* JOB:
Copy out each line exactly; pictures stay out of the copy.

* COLLECTED MATERIAL:
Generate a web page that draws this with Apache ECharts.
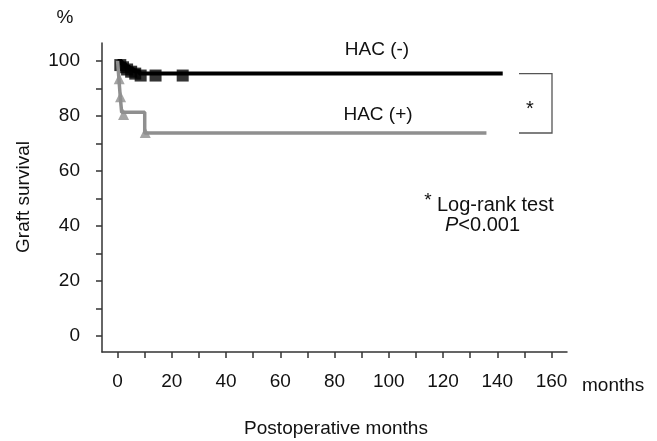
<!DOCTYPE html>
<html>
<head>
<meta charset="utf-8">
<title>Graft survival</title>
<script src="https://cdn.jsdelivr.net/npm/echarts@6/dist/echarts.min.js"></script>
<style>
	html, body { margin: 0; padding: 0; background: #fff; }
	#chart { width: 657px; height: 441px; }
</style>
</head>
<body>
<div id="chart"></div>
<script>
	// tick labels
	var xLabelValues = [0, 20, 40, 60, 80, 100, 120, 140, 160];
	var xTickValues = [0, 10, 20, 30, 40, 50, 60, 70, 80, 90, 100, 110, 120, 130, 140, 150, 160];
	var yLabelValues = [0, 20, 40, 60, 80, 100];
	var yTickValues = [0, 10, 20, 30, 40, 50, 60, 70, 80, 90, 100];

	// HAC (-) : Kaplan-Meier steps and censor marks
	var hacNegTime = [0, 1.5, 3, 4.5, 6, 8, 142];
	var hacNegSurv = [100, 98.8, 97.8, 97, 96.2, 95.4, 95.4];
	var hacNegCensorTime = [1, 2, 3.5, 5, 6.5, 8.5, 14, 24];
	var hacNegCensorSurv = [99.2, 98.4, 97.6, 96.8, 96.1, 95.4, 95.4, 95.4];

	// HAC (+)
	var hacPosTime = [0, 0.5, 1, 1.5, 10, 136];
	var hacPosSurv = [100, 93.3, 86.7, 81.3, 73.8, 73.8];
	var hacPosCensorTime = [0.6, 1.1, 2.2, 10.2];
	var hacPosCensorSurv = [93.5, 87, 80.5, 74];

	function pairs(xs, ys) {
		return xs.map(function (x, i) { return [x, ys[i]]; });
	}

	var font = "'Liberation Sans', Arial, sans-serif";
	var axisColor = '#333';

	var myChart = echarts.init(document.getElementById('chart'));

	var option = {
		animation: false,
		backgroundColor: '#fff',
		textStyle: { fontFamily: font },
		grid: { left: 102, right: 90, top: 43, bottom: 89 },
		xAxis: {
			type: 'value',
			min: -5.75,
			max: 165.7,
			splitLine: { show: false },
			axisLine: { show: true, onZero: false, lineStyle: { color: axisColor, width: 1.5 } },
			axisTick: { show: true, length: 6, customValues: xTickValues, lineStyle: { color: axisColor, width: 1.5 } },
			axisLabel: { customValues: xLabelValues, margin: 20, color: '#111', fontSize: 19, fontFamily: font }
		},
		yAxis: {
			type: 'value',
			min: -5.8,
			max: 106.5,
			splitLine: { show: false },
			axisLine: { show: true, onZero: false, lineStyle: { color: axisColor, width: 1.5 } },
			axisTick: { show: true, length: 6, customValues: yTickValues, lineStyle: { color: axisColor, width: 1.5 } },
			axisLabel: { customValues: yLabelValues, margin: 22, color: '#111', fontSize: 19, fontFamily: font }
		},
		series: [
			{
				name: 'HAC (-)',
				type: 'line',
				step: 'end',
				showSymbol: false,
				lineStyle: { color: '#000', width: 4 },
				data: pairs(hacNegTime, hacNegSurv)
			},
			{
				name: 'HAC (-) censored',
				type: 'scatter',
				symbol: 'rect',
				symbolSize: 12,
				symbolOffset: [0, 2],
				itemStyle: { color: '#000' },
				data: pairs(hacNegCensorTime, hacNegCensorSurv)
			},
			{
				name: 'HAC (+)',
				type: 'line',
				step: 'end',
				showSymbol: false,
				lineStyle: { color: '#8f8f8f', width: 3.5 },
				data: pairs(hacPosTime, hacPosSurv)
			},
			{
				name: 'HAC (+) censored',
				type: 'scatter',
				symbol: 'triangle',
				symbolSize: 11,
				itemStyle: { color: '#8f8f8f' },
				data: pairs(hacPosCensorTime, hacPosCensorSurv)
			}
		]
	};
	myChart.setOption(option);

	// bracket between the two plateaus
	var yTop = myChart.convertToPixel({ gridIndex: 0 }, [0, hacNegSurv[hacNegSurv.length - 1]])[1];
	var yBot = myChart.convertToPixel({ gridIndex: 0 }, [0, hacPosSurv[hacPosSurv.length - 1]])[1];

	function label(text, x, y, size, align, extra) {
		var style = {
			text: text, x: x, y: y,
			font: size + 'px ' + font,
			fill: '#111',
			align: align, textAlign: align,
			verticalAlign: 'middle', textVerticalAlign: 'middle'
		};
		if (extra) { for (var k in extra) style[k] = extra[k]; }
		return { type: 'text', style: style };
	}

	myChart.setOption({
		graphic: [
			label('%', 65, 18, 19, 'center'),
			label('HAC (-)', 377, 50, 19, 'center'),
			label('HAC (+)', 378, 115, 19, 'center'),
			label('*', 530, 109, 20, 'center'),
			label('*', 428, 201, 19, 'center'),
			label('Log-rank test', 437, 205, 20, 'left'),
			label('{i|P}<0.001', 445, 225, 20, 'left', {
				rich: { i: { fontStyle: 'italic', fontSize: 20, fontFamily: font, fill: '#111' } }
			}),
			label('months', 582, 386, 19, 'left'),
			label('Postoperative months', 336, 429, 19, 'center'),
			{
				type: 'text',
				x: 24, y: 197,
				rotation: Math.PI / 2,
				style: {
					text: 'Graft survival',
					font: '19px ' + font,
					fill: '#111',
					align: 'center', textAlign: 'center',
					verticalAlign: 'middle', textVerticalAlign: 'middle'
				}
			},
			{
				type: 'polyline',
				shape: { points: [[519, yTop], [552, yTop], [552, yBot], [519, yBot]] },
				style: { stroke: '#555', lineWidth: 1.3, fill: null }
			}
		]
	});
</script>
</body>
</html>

* COMPLETE ANSWER:
Generate a web page that draws this with Apache ECharts.
<!DOCTYPE html>
<html>
<head>
<meta charset="utf-8">
<title>Graft survival</title>
<script src="https://cdn.jsdelivr.net/npm/echarts@6/dist/echarts.min.js"></script>
<style>
	html, body { margin: 0; padding: 0; background: #fff; }
	#chart { width: 657px; height: 441px; }
</style>
</head>
<body>
<div id="chart"></div>
<script>
	// tick labels
	var xLabelValues = [0, 20, 40, 60, 80, 100, 120, 140, 160];
	var xTickValues = [0, 10, 20, 30, 40, 50, 60, 70, 80, 90, 100, 110, 120, 130, 140, 150, 160];
	var yLabelValues = [0, 20, 40, 60, 80, 100];
	var yTickValues = [0, 10, 20, 30, 40, 50, 60, 70, 80, 90, 100];

	// HAC (-) : Kaplan-Meier steps and censor marks
	var hacNegTime = [0, 1.5, 3, 4.5, 6, 8, 142];
	var hacNegSurv = [100, 98.8, 97.8, 97, 96.2, 95.4, 95.4];
	var hacNegCensorTime = [1, 2, 3.5, 5, 6.5, 8.5, 14, 24];
	var hacNegCensorSurv = [99.2, 98.4, 97.6, 96.8, 96.1, 95.4, 95.4, 95.4];

	// HAC (+)
	var hacPosTime = [0, 0.5, 1, 1.5, 10, 136];
	var hacPosSurv = [100, 93.3, 86.7, 81.3, 73.8, 73.8];
	var hacPosCensorTime = [0.6, 1.1, 2.2, 10.2];
	var hacPosCensorSurv = [93.5, 87, 80.5, 74];

	function pairs(xs, ys) {
		return xs.map(function (x, i) { return [x, ys[i]]; });
	}

	var font = "'Liberation Sans', Arial, sans-serif";
	var axisColor = '#333';

	var myChart = echarts.init(document.getElementById('chart'));

	var option = {
		animation: false,
		backgroundColor: '#fff',
		textStyle: { fontFamily: font },
		grid: { left: 102, right: 90, top: 43, bottom: 89 },
		xAxis: {
			type: 'value',
			min: -5.75,
			max: 165.7,
			splitLine: { show: false },
			axisLine: { show: true, onZero: false, lineStyle: { color: axisColor, width: 1.5 } },
			axisTick: { show: true, length: 6, customValues: xTickValues, lineStyle: { color: axisColor, width: 1.5 } },
			axisLabel: { customValues: xLabelValues, margin: 20, color: '#111', fontSize: 19, fontFamily: font }
		},
		yAxis: {
			type: 'value',
			min: -5.8,
			max: 106.5,
			splitLine: { show: false },
			axisLine: { show: true, onZero: false, lineStyle: { color: axisColor, width: 1.5 } },
			axisTick: { show: true, length: 6, customValues: yTickValues, lineStyle: { color: axisColor, width: 1.5 } },
			axisLabel: { customValues: yLabelValues, margin: 22, color: '#111', fontSize: 19, fontFamily: font }
		},
		series: [
			{
				name: 'HAC (-)',
				type: 'line',
				step: 'end',
				showSymbol: false,
				lineStyle: { color: '#000', width: 4 },
				data: pairs(hacNegTime, hacNegSurv)
			},
			{
				name: 'HAC (-) censored',
				type: 'scatter',
				symbol: 'rect',
				symbolSize: 12,
				symbolOffset: [0, 2],
				itemStyle: { color: '#000' },
				data: pairs(hacNegCensorTime, hacNegCensorSurv)
			},
			{
				name: 'HAC (+)',
				type: 'line',
				step: 'end',
				showSymbol: false,
				lineStyle: { color: '#8f8f8f', width: 3.5 },
				data: pairs(hacPosTime, hacPosSurv)
			},
			{
				name: 'HAC (+) censored',
				type: 'scatter',
				symbol: 'triangle',
				symbolSize: 11,
				itemStyle: { color: '#8f8f8f' },
				data: pairs(hacPosCensorTime, hacPosCensorSurv)
			}
		]
	};
	myChart.setOption(option);

	// bracket between the two plateaus
	var yTop = myChart.convertToPixel({ gridIndex: 0 }, [0, hacNegSurv[hacNegSurv.length - 1]])[1];
	var yBot = myChart.convertToPixel({ gridIndex: 0 }, [0, hacPosSurv[hacPosSurv.length - 1]])[1];

	function label(text, x, y, size, align, extra) {
		var style = {
			text: text, x: x, y: y,
			font: size + 'px ' + font,
			fill: '#111',
			align: align, textAlign: align,
			verticalAlign: 'middle', textVerticalAlign: 'middle'
		};
		if (extra) { for (var k in extra) style[k] = extra[k]; }
		return { type: 'text', style: style };
	}

	myChart.setOption({
		graphic: [
			label('%', 65, 18, 19, 'center'),
			label('HAC (-)', 377, 50, 19, 'center'),
			label('HAC (+)', 378, 115, 19, 'center'),
			label('*', 530, 109, 20, 'center'),
			label('*', 428, 201, 19, 'center'),
			label('Log-rank test', 437, 205, 20, 'left'),
			label('{i|P}<0.001', 445, 225, 20, 'left', {
				rich: { i: { fontStyle: 'italic', fontSize: 20, fontFamily: font, fill: '#111' } }
			}),
			label('months', 582, 386, 19, 'left'),
			label('Postoperative months', 336, 429, 19, 'center'),
			{
				type: 'text',
				x: 24, y: 197,
				rotation: Math.PI / 2,
				style: {
					text: 'Graft survival',
					font: '19px ' + font,
					fill: '#111',
					align: 'center', textAlign: 'center',
					verticalAlign: 'middle', textVerticalAlign: 'middle'
				}
			},
			{
				type: 'polyline',
				shape: { points: [[519, yTop], [552, yTop], [552, yBot], [519, yBot]] },
				style: { stroke: '#555', lineWidth: 1.3, fill: null }
			}
		]
	});
</script>
</body>
</html>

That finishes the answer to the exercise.